For President Barack Obama and Senate Majority Leader Harry Reid, Boehner is by far the lesser of two evils. Still, to keep him in power would mean giving up everything, which is untenable for Obama and Reid both from a policy and from a political point of view. The left wing of the Democratic party has been muted throughout this process, especially as defense cuts began to enter the equation (although this is unconfirmed so far). While the discretionary cuts disgust liberals, they become a bit more tenable if the defense/security budget is open to reduction as well. Moreover, liberals used to abuse from the Democratic party anyway, know that bigger fights lie ahead and they cannot afford to start an intra-party war like the one on the other side of the aisle.
|Food Stamp Logo (wikipedia)|
The cuts themselves are quite painful. With Republicans in Congress clinging to the trickle-down myth of lower taxes for the rich though, only some carefully chosen cuts can show an effort to seriously and responsibly bring down the deficit (remember many mandatory spending programs, like food stamps are triggered by need and rise when more Americans meet eligibility). Not to mention, some of the cuts to which Democrats are agreeing are for things they want out anyway. Still, the cuts are all the more painful since they are only from the 12% of the budget that is non-discretionary and non-security. Bloated budgets like defense and security are largely left untouched (the contractors which benefit contributing heavily to campaign coffers and dangling jobs in Congressional districts protect it)
Whatever the outcome of this misadventure, Democrats must be wary of allowing the GOP to force debate to the extreme right by passing budgets and legislation that epitomizes extremist lunacy. Democrats thinking they could pass a budget with zero cuts was a pipe dream. The best barometer to compare Democratic action is the budget vote earlier this month (that got Scott Brown in trouble) when they suggested a paltry $10 billion in cuts. From a mere policy perspective that was generous, but politically it was not. Still, they have been drawn into considering cuts up to four times that amount. If the same thing happens with Rep. Paul Ryan's budget (oh, just you wait until we get our proverbial hands around his metaphorical neck), then the nation and the Dems are in real trouble.

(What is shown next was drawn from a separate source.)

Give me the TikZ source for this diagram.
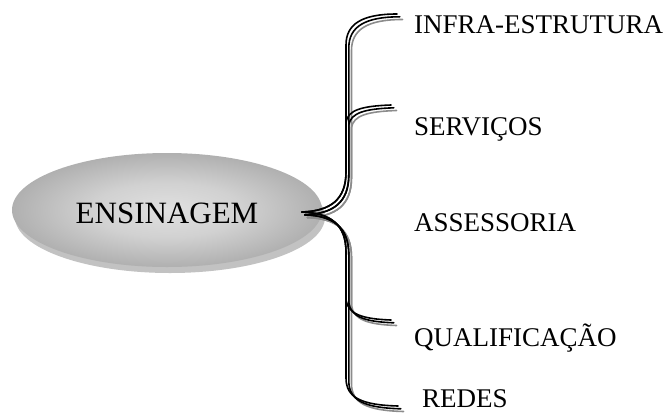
\documentclass[tikz,border=0pt]{standalone}
\usepackage{fontspec}
\setmainfont{Liberation Serif}
\pgfdeclareradialshading{ellshade}{\pgfpoint{0bp}{0bp}}{color(0bp)=(black!12); color(12bp)=(black!18); color(26bp)=(black!32); color(35bp)=(black!46); color(50bp)=(black!46)}
\begin{document}
\begin{tikzpicture}[x=1pt,y=-1pt,
  lbl/.style={anchor=base west,inner sep=0pt,font=\fontsize{27}{29}\selectfont},
  strand/.style={line width=1.6pt,line cap=round}]
\useasboundingbox (0,0) rectangle (667,413);
% shadow and ellipse
\fill[black!24] (170,217) ellipse [x radius=155, y radius=56];
\shade[shading=ellshade] (167,210) ellipse [x radius=155, y radius=57];
\node[inner sep=0pt,font=\fontsize{31}{33}\selectfont] (main) at (167,213) {ENSINAGEM};
% labels
\node[lbl] (l1) at (414,33) {INFRA-ESTRUTURA};
\node[lbl] (l2) at (414,135) {SERVIÇOS};
\node[lbl] (l3) at (414,231) {ASSESSORIA};
\node[lbl] (l4) at (414,346) {QUALIFICAÇÃO};
\node[lbl] (l5) at (422,407) {REDES};
% brace anchors
\coordinate (tip) at (302,212);
\coordinate (e1) at (397,14);
\coordinate (e2) at (391,105);
\coordinate (e4) at (391,320);
\coordinate (e5) at (398,406);
\foreach \d/\c in {5.5/black!45,2.8/black,0/black}{
  \begin{scope}[shift={(\d,\d)}]
  % up branches
  \draw[strand,\c] (302,212) .. controls (330,211) and (346,200) .. (346,172)
     -- (346,45) .. controls (346,24) and (362,14) .. (397,14);
  \draw[strand,\c] (302,212) .. controls (330,211) and (346,200) .. (346,172)
     -- (346,122) .. controls (348,110) and (362,106) .. (391,105);
  % down branches
  \draw[strand,\c] (302,212) .. controls (330,213) and (346,224) .. (346,252)
     -- (346,300) .. controls (348,314) and (362,319) .. (391,320);
  \draw[strand,\c] (302,212) .. controls (330,213) and (346,224) .. (346,252)
     -- (346,378) .. controls (346,398) and (362,405) .. (398,406);
  \end{scope}
}
\end{tikzpicture}
\end{document}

Right now, with Planned Parenthood front and center, it is not surprising some Republicans in the Senate are trying to get the House to drop the issue. Anti-choice Senators like Tom Coburn and Pat Toomey know they stand less of a chance of becoming committee chairman if (self-proclaimed) "moderates" like our boy Scott Brown are caught voting for another budget that sticks it to women's health.
Still, the House GOP is unmoved. The right flank wants what it wants. It believes that government is inherently bad and incompetent. Unfortunately, they are now a driving force in that government and no less than partly responsible for the bumbling that results in the government shutting down. If government fails at this point, it is because the tea party/right wing forces it to so, not because government naturally sucks.